I'm a big fan of the social bookmarking site del.icio.us. It contains a lot of really useful information on what's popular online. Users only tag webpages that they find interesting, so the fact that a page is bookmarked on del.icio.us is a pretty good indication of its quality, and the more individuals that have tagged the same page, the more likely it is to be interesting.
Yahoo bought del.icio.us a while back, and finally (according to this post on TechCrunch) are starting to incorporate this wealth of information into their own search results. Currently they are adding a line to each result page summary detailing the number of users that have bookmarked the page on del.icio.us. It is hard to tell whether they are also using the data internally to improve search results, i.e. by pushing highly tagged pages further up the list.
A recent and excellent paper by Paul Heymann, Georgia Koutrika and Hector Garcia-Molina called "Can Social Bookmarking Improve Web Search?" suggests that social bookmarking data may indeed (albeit in certain limited cases) be useful for improving search results.

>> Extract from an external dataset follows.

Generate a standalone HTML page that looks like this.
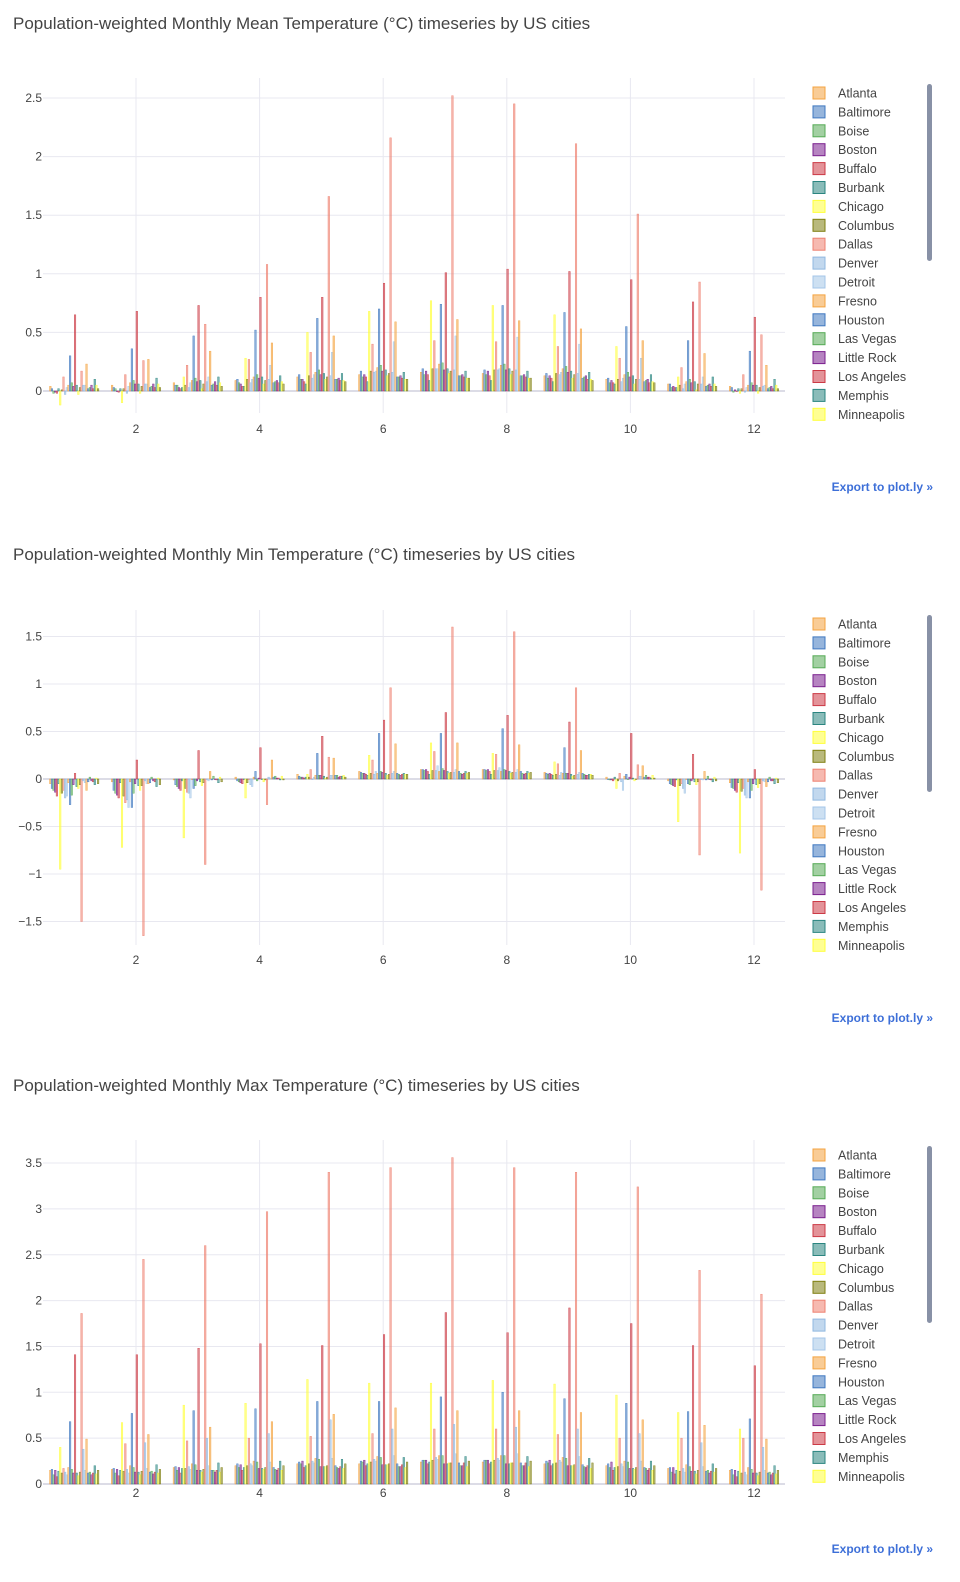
<!DOCTYPE html>
<html><head><meta charset="utf-8"><style>
body{margin:0;background:#fff;width:960px;height:1582px;overflow:hidden;font-family:"Liberation Sans",sans-serif;}
svg{position:absolute;left:0;display:block}
</style></head><body>
<div id="root"></div>
<script>
const cities=["Atlanta","Baltimore","Boise","Boston","Buffalo","Burbank","Chicago","Columbus","Dallas","Denver","Detroit","Fresno","Houston","Las Vegas","Little Rock","Los Angeles","Memphis","Minneapolis","New York","Phoenix","Portland","Sacramento","Salt Lake City","San Antonio","San Diego","San Francisco","Seattle","St. Louis","Tampa","Washington"];
const months=[1,2,3,4,5,6,7,8,9,10,11,12];
const xTickLabels=[2,4,6,8,10,12];
const meanSeries=[
[.04,.05,.07,.09,.12,.14,.16,.15,.13,.10,.06,.04],
[.02,.03,.05,.10,.14,.17,.19,.18,.15,.11,.06,.03],
[-.02,.02,.05,.07,.10,.12,.14,.14,.11,.07,.03,-.01],
[-.01,0,.03,.06,.10,.14,.17,.17,.13,.09,.04,.01],
[-.02,-.01,.02,.04,.08,.12,.14,.13,.11,.07,.03,0],
[.02,.02,.03,.04,.06,.08,.09,.09,.08,.06,.03,.02],
[-.12,-.10,.12,.28,.50,.68,.77,.73,.65,.38,.12,-.02],
[.01,.02,.05,.10,.13,.17,.19,.18,.15,.10,.05,.02],
[.12,.14,.22,.27,.33,.40,.43,.42,.38,.28,.20,.14],
[-.03,-.02,.03,.07,.11,.16,.19,.18,.14,.08,.02,-.01],
[.03,.04,.07,.10,.14,.17,.19,.19,.16,.11,.06,.03],
[.05,.07,.09,.12,.16,.20,.23,.22,.19,.14,.08,.05],
[.30,.36,.47,.52,.62,.70,.74,.73,.67,.55,.43,.34],
[.07,.09,.11,.14,.18,.22,.24,.23,.21,.16,.10,.07],
[.04,.06,.08,.11,.14,.17,.18,.18,.16,.12,.07,.05],
[.65,.68,.73,.80,.80,.92,1.01,1.04,1.02,.95,.76,.63],
[.05,.06,.09,.12,.15,.18,.19,.19,.17,.13,.08,.05],
[-.03,-.02,.02,.06,.10,.13,.15,.14,.11,.06,.01,-.02],
[.03,.04,.06,.09,.12,.15,.17,.17,.14,.10,.06,.03],
[.17,.26,.57,1.08,1.66,2.16,2.52,2.45,2.11,1.51,.93,.48],
[.05,.06,.08,.10,.13,.16,.18,.18,.15,.10,.06,.04],
[.05,.06,.12,.22,.33,.42,.47,.46,.40,.28,.12,.05],
[.23,.27,.34,.41,.47,.59,.61,.60,.53,.43,.32,.22],
[.02,.03,.05,.07,.10,.12,.13,.13,.11,.08,.04,.02],
[.03,.04,.06,.08,.10,.12,.13,.13,.12,.09,.05,.03],
[.05,.06,.08,.09,.11,.13,.14,.14,.13,.10,.06,.04],
[.02,.03,.05,.07,.09,.11,.12,.12,.10,.07,.04,.02],
[.10,.11,.12,.13,.15,.16,.17,.17,.16,.14,.12,.10],
[.05,.06,.07,.08,.09,.10,.11,.11,.10,.08,.06,.05],
[.02,.03,.04,.06,.08,.10,.11,.11,.09,.07,.04,.02]];
const minSeries=[
[-.05,-.03,-.01,.02,.05,.08,.10,.10,.07,.02,-.02,-.04],
[-.10,-.12,-.06,-.02,.03,.07,.10,.10,.06,0,-.05,-.09],
[-.12,-.15,-.08,-.03,.02,.06,.09,.09,.05,-.01,-.06,-.10],
[-.14,-.17,-.10,-.04,.02,.06,.10,.10,.06,-.01,-.07,-.12],
[-.18,-.20,-.12,-.05,.01,.05,.08,.08,.05,-.02,-.08,-.14],
[-.05,-.04,-.02,0,.02,.04,.05,.05,.04,.02,-.01,-.04],
[-.95,-.72,-.62,-.20,.05,.25,.38,.27,.18,-.10,-.45,-.78],
[-.15,-.18,-.10,-.04,.02,.06,.09,.09,.05,-.02,-.07,-.13],
[-.12,-.25,-.14,0,.10,.20,.29,.26,.16,.06,-.05,-.10],
[-.20,-.22,-.15,-.06,0,.05,.09,.09,.04,-.03,-.10,-.17],
[-.18,-.30,-.20,-.08,.02,.08,.14,.12,.07,-.12,-.15,-.20],
[-.04,-.03,0,.02,.04,.06,.08,.08,.06,.03,0,-.03],
[-.27,-.30,-.10,.08,.27,.48,.48,.53,.33,.05,-.05,-.20],
[-.17,-.15,-.07,-.02,.04,.08,.11,.10,.06,0,-.06,-.12],
[-.06,-.05,-.02,.01,.04,.07,.09,.09,.06,.02,-.02,-.05],
[.06,.20,.30,.33,.45,.62,.70,.67,.60,.48,.26,.10],
[-.08,-.07,-.03,0,.03,.06,.08,.08,.05,.01,-.03,-.06],
[-.10,-.12,-.07,-.03,.01,.04,.06,.06,.03,-.02,-.06,-.09],
[-.06,-.07,-.04,-.01,.02,.05,.07,.07,.04,0,-.03,-.05],
[-1.5,-1.65,-.90,-.27,.23,.96,1.6,1.55,.96,.15,-.80,-1.17],
[-.02,-.02,0,.02,.04,.06,.07,.07,.05,.03,0,-.02],
[-.04,-.05,-.02,.01,.04,.08,.10,.10,.07,.03,-.01,-.03],
[-.12,-.05,.08,.20,.22,.37,.38,.36,.30,.14,.08,-.08],
[-.03,-.04,-.01,.02,.04,.06,.08,.08,.06,.02,-.01,-.03],
[.02,.02,.03,.03,.04,.05,.06,.06,.05,.04,.03,.02],
[-.02,-.02,0,.01,.02,.04,.05,.05,.04,.02,0,-.02],
[-.03,-.03,-.01,.01,.03,.05,.06,.06,.04,.02,-.01,-.02],
[-.06,-.08,-.04,-.01,.03,.06,.08,.08,.05,.01,-.03,-.05],
[.01,.01,.02,.03,.04,.05,.06,.06,.05,.04,.02,.01],
[-.05,-.06,-.03,-.01,.02,.05,.07,.07,.04,.01,-.02,-.04]];
const maxSeries=[
[.15,.16,.18,.20,.22,.22,.24,.24,.22,.20,.17,.15],
[.16,.17,.19,.22,.24,.25,.26,.26,.25,.22,.18,.16],
[.10,.12,.15,.18,.22,.24,.26,.26,.23,.18,.13,.10],
[.15,.16,.18,.21,.25,.26,.26,.26,.26,.24,.18,.15],
[.08,.09,.12,.15,.18,.20,.22,.22,.20,.15,.11,.08],
[.14,.15,.17,.18,.20,.22,.24,.24,.22,.18,.15,.14],
[.40,.67,.86,.88,1.14,1.10,1.10,1.13,1.09,.97,.78,.60],
[.12,.14,.17,.20,.22,.24,.26,.26,.23,.19,.14,.12],
[.17,.44,.47,.50,.52,.55,.60,.60,.54,.50,.50,.50],
[.13,.16,.19,.22,.25,.27,.29,.28,.26,.22,.17,.13],
[.10,.12,.16,.20,.23,.25,.27,.26,.24,.19,.13,.10],
[.18,.20,.22,.25,.28,.30,.31,.31,.29,.25,.21,.18],
[.68,.77,.80,.82,.90,.90,.95,1.0,.93,.88,.79,.71],
[.16,.18,.21,.24,.27,.29,.31,.31,.28,.24,.19,.16],
[.12,.13,.15,.17,.19,.21,.22,.22,.20,.17,.14,.12],
[1.41,1.41,1.48,1.53,1.51,1.63,1.87,1.65,1.92,1.75,1.51,1.29],
[.12,.13,.15,.17,.19,.21,.22,.22,.20,.17,.14,.12],
[.09,.10,.13,.16,.19,.21,.23,.23,.20,.16,.11,.09],
[.13,.14,.16,.18,.20,.22,.23,.23,.21,.18,.15,.13],
[1.86,2.45,2.60,2.97,3.40,3.45,3.56,3.45,3.40,3.24,2.33,2.07],
[.38,.45,.50,.55,.70,.60,.65,.62,.60,.55,.45,.40],
[.15,.17,.20,.24,.28,.31,.33,.33,.30,.25,.19,.15],
[.49,.54,.62,.68,.76,.83,.80,.80,.78,.70,.64,.49],
[.12,.13,.15,.18,.20,.22,.23,.23,.21,.18,.14,.12],
[.13,.14,.15,.16,.18,.19,.20,.20,.19,.17,.15,.13],
[.10,.11,.13,.15,.17,.19,.20,.20,.18,.15,.12,.10],
[.12,.13,.15,.17,.19,.21,.23,.23,.20,.17,.14,.12],
[.20,.21,.23,.25,.27,.29,.30,.30,.28,.25,.22,.20],
[.11,.12,.13,.15,.17,.18,.19,.19,.17,.15,.13,.11],
[.15,.16,.18,.20,.22,.24,.25,.25,.23,.20,.17,.15]];
const meanTicks=[0,0.5,1,1.5,2,2.5];
const minTicks=[-1.5,-1,-0.5,0,0.5,1,1.5];
const maxTicks=[0,0.5,1,1.5,2,2.5,3,3.5];

const palette=['#f4a340','#3f78c0','#55aa55','#7a1f8e','#cc3a45','#2a8580','#ffff3a','#7f7f10','#ee8070','#90b8e0','#a4c6e8'];
const NS='http://www.w3.org/2000/svg';
function mk(tag,attrs,parent){const e=document.createElementNS(NS,tag);for(const k in attrs)e.setAttribute(k,attrs[k]);if(parent)parent.appendChild(e);return e;}
function fmt(v){return (v<0?'\u2212':'')+Math.abs(v);}

function drawChart(cfg){
  const svg=mk('svg',{width:960,height:cfg.h,style:'top:'+cfg.top+'px'},document.getElementById('root'));
  
  
  const xS=m=>12.4+61.8*m;
  const yS=v=>cfg.zero-v*cfg.ppu;
  const t=mk('text',{x:13,y:29,'font-size':17,fill:'#444'},svg);t.textContent=cfg.title;
  
  
  cfg.ticks.forEach(v=>{
    const g=mk('line',{x1:43,x2:785,y1:yS(v),y2:yS(v),stroke:v===0?'#dcdce6':'#e8e8f0','stroke-width':v===0?2:1},svg);
    
    
    const l=mk('text',{x:42,y:yS(v)+4,'font-size':12,fill:'#444','text-anchor':'end'},svg);l.textContent=fmt(v);
    
    
  });
  xTickLabels.forEach(m=>{
    const g=mk('line',{x1:xS(m),x2:xS(m),y1:cfg.gTop,y2:cfg.gBot,stroke:'#e8e8f0'},svg);
    
    
    const l=mk('text',{x:xS(m),y:cfg.xl,'font-size':12,fill:'#444','text-anchor':'middle'},svg);l.textContent=m;
    
    
  });
  const n=cities.length,bw=49.4/n;
  cfg.series.forEach((vals,ci)=>{
    const col=palette[ci%palette.length];
    vals.forEach((v,mi)=>{
      const x=xS(months[mi])-24.7+ci*bw;
      const y0=yS(0),y1=yS(v);
      const r=mk('rect',{x:x,y:Math.min(y0,y1),width:bw,height:Math.max(0.5,Math.abs(y1-y0)),fill:col,'fill-opacity':0.6,stroke:col,'stroke-width':0.4},svg);
      
      
    });
  });
  for(let i=0;i<18;i++){
    const col=palette[i%palette.length],y=93+i*18.9;
    const g=mk('g',{},svg);
    
    
    mk('rect',{x:813,y:y-6,width:12,height:12,fill:col,'fill-opacity':0.55,stroke:col,'stroke-width':1},g);
    const tx=mk('text',{x:838,y:y+4.5,'font-size':12.5,fill:'#444'},g);tx.textContent=cities[i];
  }
  const sb=mk('rect',{x:927,y:84,width:5,height:177,rx:2.5,fill:'#8891a6'},svg);
  
  
  const ex=mk('text',{x:933,y:491,'font-size':12,'font-weight':'bold',fill:'#3d6fd8','text-anchor':'end'},svg);ex.textContent='Export to plot.ly \u00bb';
  
  
}
drawChart({name:'mean-temperature-chart',top:0,h:531,title:'Population-weighted Monthly Mean Temperature (\u00b0C) timeseries by US cities',series:meanSeries,ticks:meanTicks,zero:391,ppu:117.2,gTop:78,gBot:413,xl:433});
drawChart({name:'min-temperature-chart',top:531,h:531,title:'Population-weighted Monthly Min Temperature (\u00b0C) timeseries by US cities',series:minSeries,ticks:minTicks,zero:248,ppu:95,gTop:79,gBot:414,xl:433});
drawChart({name:'max-temperature-chart',top:1062,h:520,title:'Population-weighted Monthly Max Temperature (\u00b0C) timeseries by US cities',series:maxSeries,ticks:maxTicks,zero:422,ppu:91.7,gTop:78,gBot:422,xl:435});
</script>
</body></html>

They find that URLs in del.icio.us are disproportionately common in search results, given the relative size of del.icio.us compared to Yahoo's search engine index (which they estimate to be at least two orders of magnitude larger): Looking at the results for some 30000 popular queries, they found that 19% of the top 10 results and 9% of the top 100 results were present in del.icio.us. These statistics are hardly surprising given that users must first find a web page in order to add it to del.icio.us - and they do that using a search engine!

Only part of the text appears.